函館の観光スポット、ベイエリアの赤レンガ倉庫群にある「ホテル・ラビスタ函館ベイ」の朝食は、世界最大の旅行口コミサイト、トリップアドバイザーの「朝食の美味しいホテル」で2011年から2年連続日本一に輝き、昨年と今年も2位を維持する。

2階の朝食専用会場では毎朝、会場30分前の午前6時には数十人かん列をなし、同10時の終了まで1日平均約600人の宿泊客でにぎわう。

約60種類のバイキングメニューは、7年前の開業当時から基本は変わっていない。目玉は「函館の食」の代表として全国に知られる海鮮丼。イクラとイカ、甘えびの刺し身、生タラコを常に用意し、サーモンとマグロの刺し身も日替わりそで登場する。これらの具材すべてが盛り放題で、自由にアレンジできる。ご飯で刺し身が温まるのが嫌なら、海鮮を別盛りにして刺し身定食にしても良い。

イカはもちろん函館産を使う。1日に25~35キロ使用するイクラも道内産で、川に遡上する前の鮭から取れたものを仕入れる。遡上後に比べ値段は2割ほど高いが、仕入れ前に必ず試食するという酒井料理長は「皮が柔らかくて美味しい」と妥協しない。

海鮮丼以外も例えば、道内産牛肉の大きめの角切りをゴロッと煮込んだビーフシチューは人気の的。焼きたての「炙り焼き」に使う野菜など、食材の大半が道内産や国内産だ。

クロワッサンなどのパン類は、季節ごとに柔軟に種類の変更に対応してもらうため、あえて個人店に注文を出している。ゆっくり味わってもらおうと、わざと入り口の狭い瓶に入れたプリンなど、「遊び心を出したメニュー」も少なくない。

こんな拘りの結果、料理の原価率は「普通のホテルでは考えられない高さ」だが、そうまでするのは、朝食がホテルの価値を決めるーと考えるからだ。
宿泊客にとって朝食は、ホテルでの最後の大イベント。朝食の印象が、ホテルそのものの印象として記憶に残る。鈴木総支配人は「お客様が気持ちよく1日をスタートしてくれればいい。朝食で儲けるつもりは一切ない」と言い切る。
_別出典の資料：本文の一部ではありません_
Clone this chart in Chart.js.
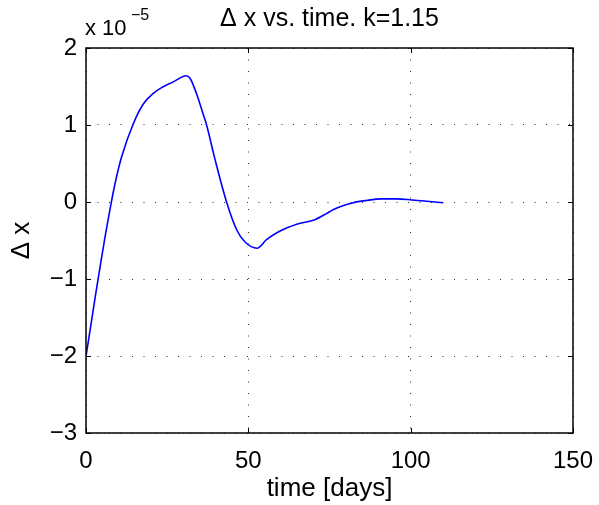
<!DOCTYPE html>
<html>
<head>
<meta charset="utf-8">
<script src="https://cdn.jsdelivr.net/npm/chart.js@4"></script>
<style>
  body { margin: 0; background: #fff; }
  #wrap { width: 599px; height: 505px; }
</style>
</head>
<body>
<div id="wrap"><canvas id="dxChart" width="599" height="505"></canvas></div>
<script>
// values (y in units of 1e-5)
const days = [0, 1.5, 3, 4.5, 6, 7.5, 9, 11, 14.6, 17.6, 20.7, 23.5, 26.9, 30.8, 32, 34.1, 36.1, 37.2, 39.7, 43.3, 46.4, 49, 52.7, 55.6, 59.2, 64.9, 70.5, 74.1, 76.1, 82.3, 86.4, 91, 95.6, 99.8, 104.9, 110];
const dx = [-2, -1.6, -1.19, -0.8, -0.42, -0.07, 0.25, 0.59, 1.02, 1.27, 1.41, 1.49, 1.56, 1.64, 1.61, 1.40, 1.14, 0.99, 0.56, 0.0, -0.36, -0.52, -0.60, -0.49, -0.39, -0.29, -0.23, -0.15, -0.10, -0.01, 0.02, 0.04, 0.04, 0.03, 0.01, -0.01];
const xTicks = [0, 50, 100, 150];
const yTicks = [-3, -2, -1, 0, 1, 2];
const titleText = '\u0394 x vs. time. k=1.15';

const FONT = 'Liberation Sans, Arial, Helvetica, sans-serif';
Chart.defaults.font.family = FONT;
Chart.defaults.color = '#000';

// box, inward tick marks, title and the "x 10^-5" multiplier
const matlabBox = {
  id: 'matlabBox',
  afterDraw(chart) {
    const ctx = chart.ctx;
    const a = chart.chartArea;
    const xs = chart.scales.x, ys = chart.scales.y;
    ctx.save();
    ctx.strokeStyle = '#000';
    ctx.lineWidth = 1;
    ctx.beginPath();
    xTicks.forEach(v => {
      const px = Math.round(xs.getPixelForValue(v)) + 0.5;
      ctx.moveTo(px, a.bottom); ctx.lineTo(px, a.bottom - 5);
      ctx.moveTo(px, a.top); ctx.lineTo(px, a.top + 5);
    });
    yTicks.forEach(v => {
      const py = Math.round(ys.getPixelForValue(v)) + 0.5;
      ctx.moveTo(a.left, py); ctx.lineTo(a.left + 5, py);
      ctx.moveTo(a.right, py); ctx.lineTo(a.right - 5, py);
    });
    ctx.stroke();
    ctx.lineWidth = 1.5;
    ctx.strokeRect(a.left, a.top, a.right - a.left, a.bottom - a.top);

    ctx.fillStyle = '#000';
    ctx.textBaseline = 'alphabetic';
    ctx.textAlign = 'center';
    ctx.font = '25px ' + FONT;
    ctx.fillText(titleText, (a.left + a.right) / 2, 26);

    ctx.textAlign = 'left';
    ctx.font = '22px ' + FONT;
    ctx.fillText('x 10', a.left - 1, 35);
    ctx.font = '16px ' + FONT;
    ctx.fillText('\u22125', a.left + 45, 20);
    ctx.restore();
  }
};

new Chart(document.getElementById('dxChart'), {
  type: 'line',
  data: {
    datasets: [{
      data: days.map((d, i) => ({ x: d, y: dx[i] })),
      borderColor: '#0000ff',
      borderWidth: 1.6,
      pointRadius: 0,
      fill: false,
      cubicInterpolationMode: 'monotone'
    }]
  },
  options: {
    responsive: false,
    animation: false,
    layout: { padding: { top: 48, right: 26, left: 0, bottom: 0 } },
    plugins: {
      legend: { display: false },
      tooltip: { enabled: false },
      title: { display: false }
    },
    scales: {
      x: {
        type: 'linear',
        min: 0,
        max: 150,
        afterBuildTicks: s => { s.ticks = xTicks.map(v => ({ value: v })); },
        afterFit: s => { s.height = 72; s.paddingLeft = 0; s.paddingRight = 20; },
        ticks: { font: { size: 24 }, padding: 14, maxRotation: 0 },
        grid: { color: '#333', lineWidth: 1, drawTicks: false },
        border: { display: false, dash: [1, 10.5] },
        title: {
          display: true,
          text: 'time [days]',
          font: { size: 26 },
          padding: { top: 0, bottom: 1 }
        }
      },
      y: {
        min: -3,
        max: 2,
        afterBuildTicks: s => { s.ticks = yTicks.map(v => ({ value: v })); },
        afterFit: s => { s.width = 86; s.paddingTop = 0; s.paddingBottom = 0; },
        ticks: {
          font: { size: 24 },
          padding: 9,
          callback: v => String(v).replace('-', '\u2212')
        },
        grid: { color: '#333', lineWidth: 1, drawTicks: false },
        border: { display: false, dash: [1, 10.5] },
        title: {
          display: true,
          text: '\u0394 x',
          font: { size: 26 },
          padding: { top: 6, bottom: 0 }
        }
      }
    }
  },
  plugins: [matlabBox]
});
</script>
</body>
</html>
とはいえ、こうした戦略は宿泊客の増加になかなかつながらず、年間稼働率は開業した08年が46.8%、09年も54.6%と低迷が続いた。日によって客数の変動が大きく、見込みで仕入れた食材を廃棄し、損失が膨らむ悪循環に陥った。

それでも、ホイルを運営する「共立メンテナンス」の石塚会長だけは「絶対大丈夫だ」と言い続け、この朝食のスタイルを変えさせなかった。

石塚氏は社長だった05年、自ら函館のホテル用地を視察し、建設にゴーサインを出した。土地を見た瞬間、朝食のメニューを含むホテル全てのイメージが出来上がっていたという。海鮮の街・函館を体現した朝食こそが、宿泊客に道外では体験できない驚きを与え、やがて心をつかむと確信していたのだ。

その確信は見事に結実する。朝食の評判が口コミで広がり、朝食を楽しみに宿泊先に選ぶ人が増えた。年間稼働率は毎年10ポイントずつ上昇、13年には市内ホテルの平均を約10ポイント上回る90.1%に達した。
観光シーズンの夏はほぼ満室状態。今年8月の稼働率は天候に恵まれなかったにもかかわらず99.5%に達した。
朝食の待ち時間が長くなるという別の問題が起きたが、昨年4月にビュッフェ台を1列から2列に増やして解決した。そのビュッフェ台を常時3人で管理する40~50代の女性パートスタッフも大きな戦力。料理の補充や台の清掃を手際よくこなしながら、利用客の要望をキャッチする。海鮮丼用に小さな丼が加わったのは、彼女たちの発案だ。

「1位を目的にすることは今までもこれからもない」。考えるのは顧客の満足だけ。結果は後からついてくる。